The main findings of the follow-up report are:
Around 80% of the banks provide detailed disclosures on the impact of the market turmoil and on exposure levels. For about half of the banks this is an improvement in comparison to the last assessment, especially in terms of granularity. CEBS is of the view that for these areas the disclosures are moving towards the good practices identified in the June report.
Disclosures on business models and to a lesser extent on risk management practices as well as accounting and valuation practices are less detailed. Most institutions included in the sample still have to improve their disclosures in these areas, although CEBS realises that the timing of the June report may not have allowed all institutions to take the CEBS good practices wholly into account.

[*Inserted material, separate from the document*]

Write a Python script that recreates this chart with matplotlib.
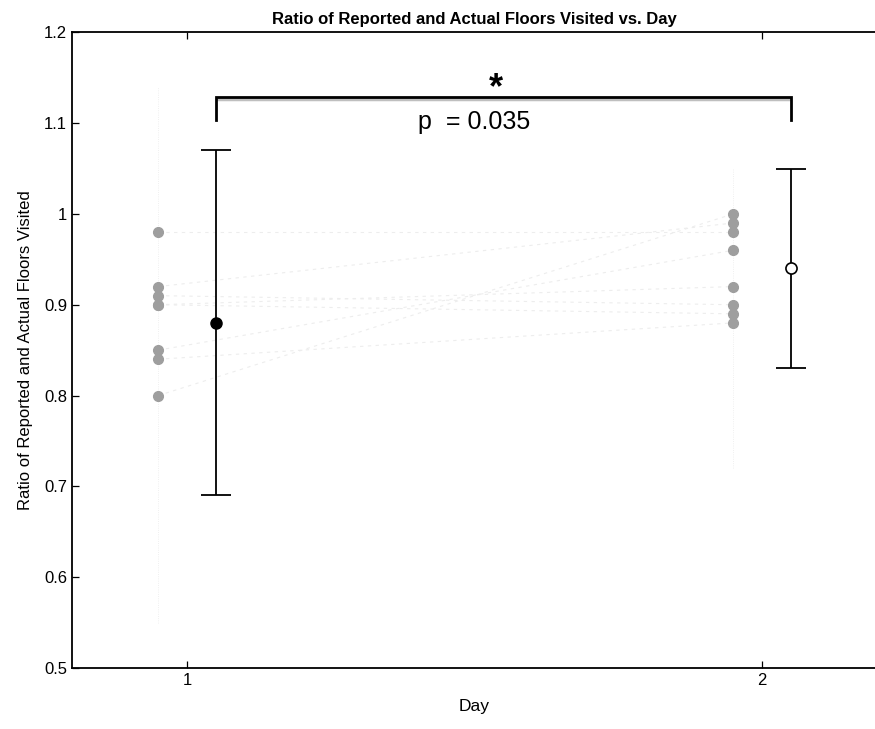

The report conveys the following main messages:
Institutions need to make further efforts to bring their disclosures into line with the good practices identified in the June report. This includes making explicit statements when the exposures and the impact of the market turmoil are very small or zero. These efforts should lead to satisfactory results in forthcoming disclosures.
The good practices continue to be particularly relevant and helpful in contributing to restoring confidence, especially in these nervous market conditions, and should be further promoted by CEBS's members.
Before deciding on concrete follow-up measures, CEBS will carry out further work and analysis:
Consideration will be given to how the good practices should be applied in the longer run, not only since disclosure practices develop over time but also because ‘high risk' areas requiring specific attention change.
Together with the outcome of the present exercise, a further review (in 2009) of banks' 2008 year end annual reports and Pillar 3 disclosures will prove helpful in guiding CEBS on any further measures to be taken.
Finally, more focus will be put in future work on the quality of disclosures.